BAGHDAD -- U.S. officials said the U.S. military would retain more than 20 bases
throughout Iraq through 2006 in an effort to maintain stability in that
country. They said that until 2006 the military would conduct another review
to determine U.S. needs in Iraq for the remainder of the decade.
The United States has set a June 30 deadline to hand over sovereignty to
Iraq, Middle East Newsline reported. But officials said U.S. and coalition forces would remain involved
with security responsibilities after that date.
"We don't have any long-term permanent basing decisions here in Iraq,"

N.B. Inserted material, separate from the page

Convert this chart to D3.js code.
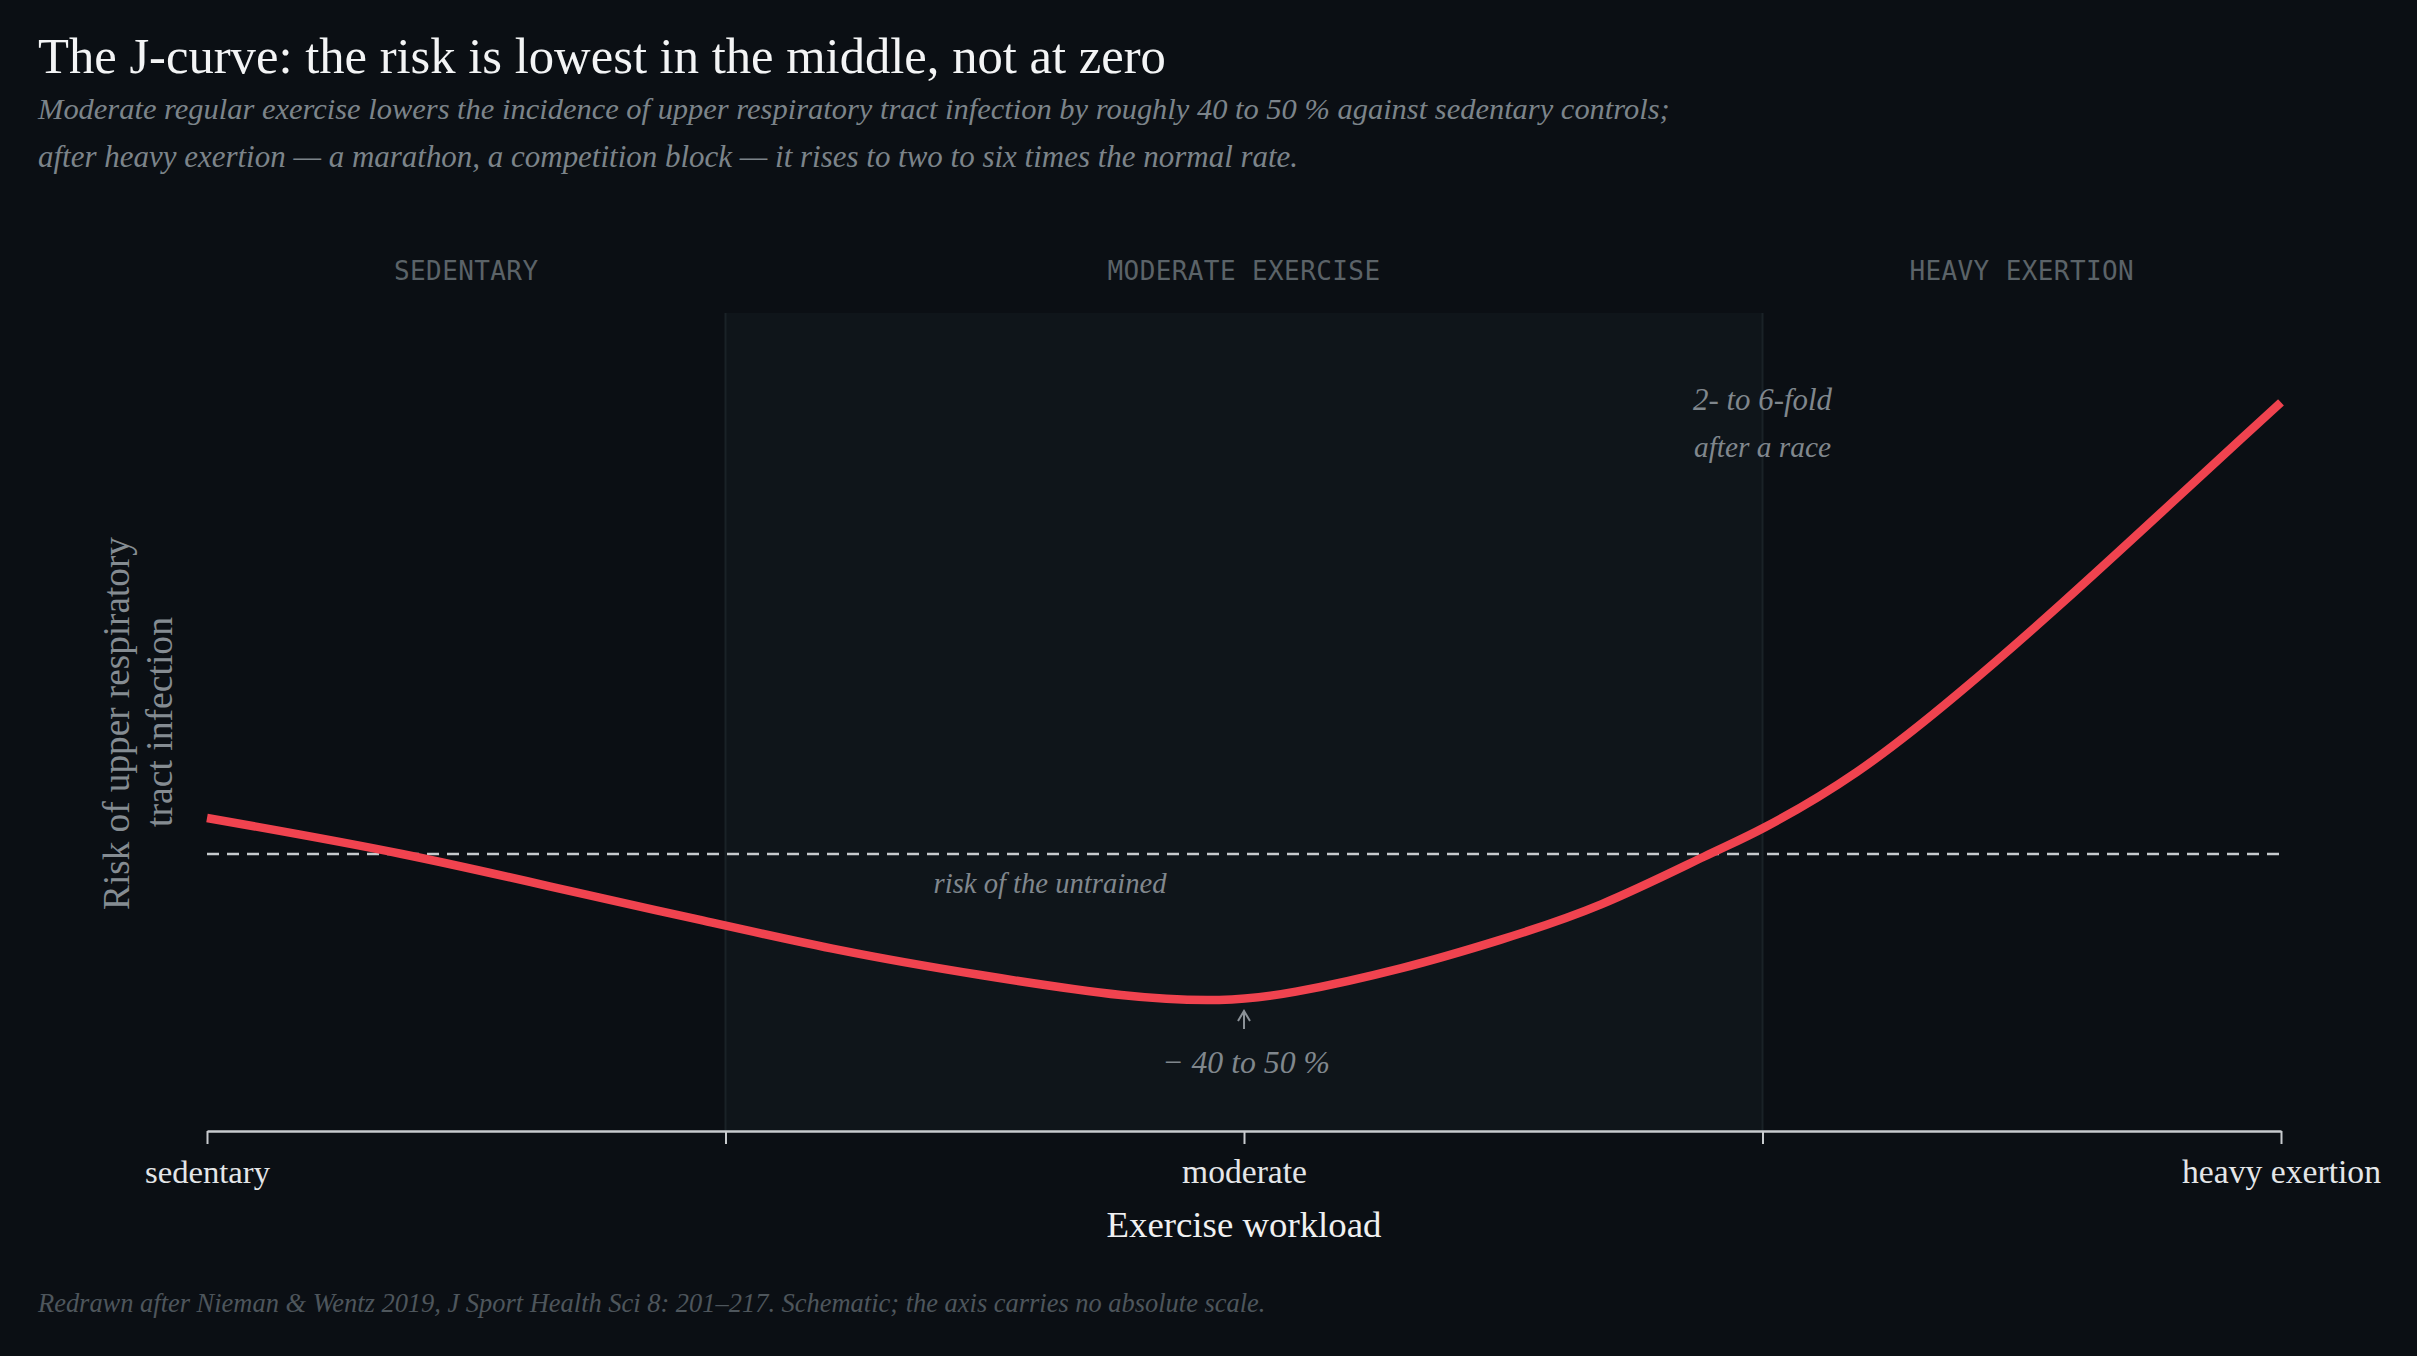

Brig. Gen. Mark Kimmitt, deputy director of operations for the U.S. military
in Iraq, said. "We will certainly need bases in Iraq in the near term and
medium term to provide a safe and stable and secure environment for the
people of Iraq."
Officials dismissed reports that the United States would be limited to
six bases in Iraq after Washington hands over full sovereignty. They said
this was an initial assessment made in May 2003 after the toppling of the
Saddam Hussein regime.
Since then, officials said, the Defense Department and Joint Chiefs of
Staff have formulated a staged approach linked to the stabilization of Iraq.
They said such an approach would require dozens of bases throughout the
"We will have quite a few more than six bases in Iraq following return
of sovereignty," Kimmit said.
"My assessment is the Iraqi Security Forces are improving their
capabilities each and every day and taking on an increasing role, thereby
reducing the burden on coalition forces," Brig. Gen. Carter Ham, commander
of the U.S. Army's Task Force Olympia, said.